Compare C function and kernel function

// C version
void vecAdd(float* A_h, float* B_h, float* C_h, int n) {
	for (int i = 0; i < n; ++i) {
		C_h[i] = A_h[i] + B_h[i];
	}
}

// cuda version
__global__
void vecAddKernel(float* A, float* B, float* C, int n) {
	int i = threadIdx.x + blockDim.x * blockIdx.x;
	if (i < n) {
		C[i] = A[i] + B[i];
	}
}

The kernel function does not have a loop that corresponds to on in host version, because the loop is now replaced with grid of threads. The entire grid forms the equivalent of the loop. Each thread in the grid corresponds to one iteration of the original loop.

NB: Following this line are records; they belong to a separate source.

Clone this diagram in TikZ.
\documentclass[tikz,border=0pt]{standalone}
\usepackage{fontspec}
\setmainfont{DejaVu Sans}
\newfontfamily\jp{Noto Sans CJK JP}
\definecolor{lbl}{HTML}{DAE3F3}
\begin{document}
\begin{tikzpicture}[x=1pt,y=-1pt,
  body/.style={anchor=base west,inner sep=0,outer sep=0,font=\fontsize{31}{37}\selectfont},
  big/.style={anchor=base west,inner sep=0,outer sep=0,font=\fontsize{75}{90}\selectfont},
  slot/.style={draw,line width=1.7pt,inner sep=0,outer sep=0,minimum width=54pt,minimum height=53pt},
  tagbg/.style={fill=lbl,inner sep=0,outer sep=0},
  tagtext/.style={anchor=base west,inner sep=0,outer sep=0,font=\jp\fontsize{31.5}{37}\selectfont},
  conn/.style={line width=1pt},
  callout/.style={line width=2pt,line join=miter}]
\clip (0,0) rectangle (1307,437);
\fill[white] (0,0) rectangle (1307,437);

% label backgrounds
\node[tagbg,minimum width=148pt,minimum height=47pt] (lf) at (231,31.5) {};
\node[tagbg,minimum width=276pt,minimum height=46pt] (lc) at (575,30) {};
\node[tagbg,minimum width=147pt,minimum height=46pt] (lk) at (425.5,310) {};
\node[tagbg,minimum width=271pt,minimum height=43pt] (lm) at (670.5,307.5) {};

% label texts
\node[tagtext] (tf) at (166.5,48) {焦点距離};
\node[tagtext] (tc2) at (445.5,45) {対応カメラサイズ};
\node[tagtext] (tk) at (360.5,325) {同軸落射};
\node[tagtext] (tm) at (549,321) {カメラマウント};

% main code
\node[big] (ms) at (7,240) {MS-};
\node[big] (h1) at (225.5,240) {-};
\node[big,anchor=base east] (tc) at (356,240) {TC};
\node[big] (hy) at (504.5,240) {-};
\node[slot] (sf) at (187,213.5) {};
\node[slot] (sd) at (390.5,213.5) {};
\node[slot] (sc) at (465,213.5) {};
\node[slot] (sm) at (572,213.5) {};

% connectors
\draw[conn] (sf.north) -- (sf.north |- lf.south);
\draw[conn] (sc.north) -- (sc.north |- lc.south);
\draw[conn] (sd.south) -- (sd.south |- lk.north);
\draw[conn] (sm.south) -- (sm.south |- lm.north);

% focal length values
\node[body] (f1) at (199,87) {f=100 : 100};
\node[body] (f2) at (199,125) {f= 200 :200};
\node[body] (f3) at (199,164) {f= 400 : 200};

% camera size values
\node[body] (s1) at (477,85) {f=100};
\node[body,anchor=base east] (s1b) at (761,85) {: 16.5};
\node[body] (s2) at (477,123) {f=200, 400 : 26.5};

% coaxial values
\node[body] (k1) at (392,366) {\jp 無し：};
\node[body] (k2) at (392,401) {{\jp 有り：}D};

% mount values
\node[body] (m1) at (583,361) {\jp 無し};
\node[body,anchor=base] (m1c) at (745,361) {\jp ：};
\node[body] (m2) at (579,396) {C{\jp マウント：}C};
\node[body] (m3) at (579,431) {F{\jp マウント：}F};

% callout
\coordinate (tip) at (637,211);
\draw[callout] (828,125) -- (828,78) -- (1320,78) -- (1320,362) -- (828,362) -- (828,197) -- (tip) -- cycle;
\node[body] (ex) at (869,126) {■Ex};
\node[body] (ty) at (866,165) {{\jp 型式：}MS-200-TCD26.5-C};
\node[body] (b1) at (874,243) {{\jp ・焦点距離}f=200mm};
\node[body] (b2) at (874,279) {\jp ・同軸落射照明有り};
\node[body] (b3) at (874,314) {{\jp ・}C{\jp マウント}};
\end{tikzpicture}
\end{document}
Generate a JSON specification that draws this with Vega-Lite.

The if(i<n) statement allows the kernel to be called to process vectors of arbitrary lengths. For $i > n$ , the code won't run.

Calling kernel function

When the host code calls a kernel, it sets the grid and thread block dimensions via execution configuration parameters.

/**
*@brief vecAdd host code, calls kernel function
*@param [in] A input vector A in host memory, alloc outside vecAdd
*@param [in] B input vector B in host memory, alloc outside vecAdd
*@param [out] C input vector C in host memory, alloc outside vecAdd
*@param [in] n vector length of A, B, and C
*/
void vecAdd(float* A, float* B, float* C, int n) {
	float* A_d;
	float* B_d;
	float* C_d;
	int size = n * sizeof(float);

	cudaMalloc((void**)&A_d, size);
	cudaMalloc((void**)&B_d, size);
	cudaMalloc((void**)&C_d, size);

	cudaMemcpy(A_d, A, size, cudaMemcpyHostToDevice);
	cudaMemcpy(B_d, B, size, cudaMemcpyHostToDevice);

	vecAddKernel<<<ceil(n/256.0), 256>>>(A_d, B_d, C_d, n);

	cudaMemcpy(C, C_d, size, cudaMemcpyDeviceToHost);

	cudaFree(A_d);
	cudaFree(B_d);
	cudaFree(C_d);
}

execution configuration parameters is wrapped with <<< and >>> before the traditional C function arguments. The first configuration parameter gives the number of blocks in the grid. The second specifies the number of threads in each block.

Compile CUDA-C function

cuda_compile

The host code is compiled with host's standard C/C++ compilers and run as a traditional CPU process.
The device code, which is marked with CUDA keywords that designate CUDA kernels and their associated helper functions and data structures, is compiled by NVCC into virtual binary files called PTX files. These PTX files are further compiled by a runtime component of NVCC into the real object files and executed on a CUDA-capable GPU device.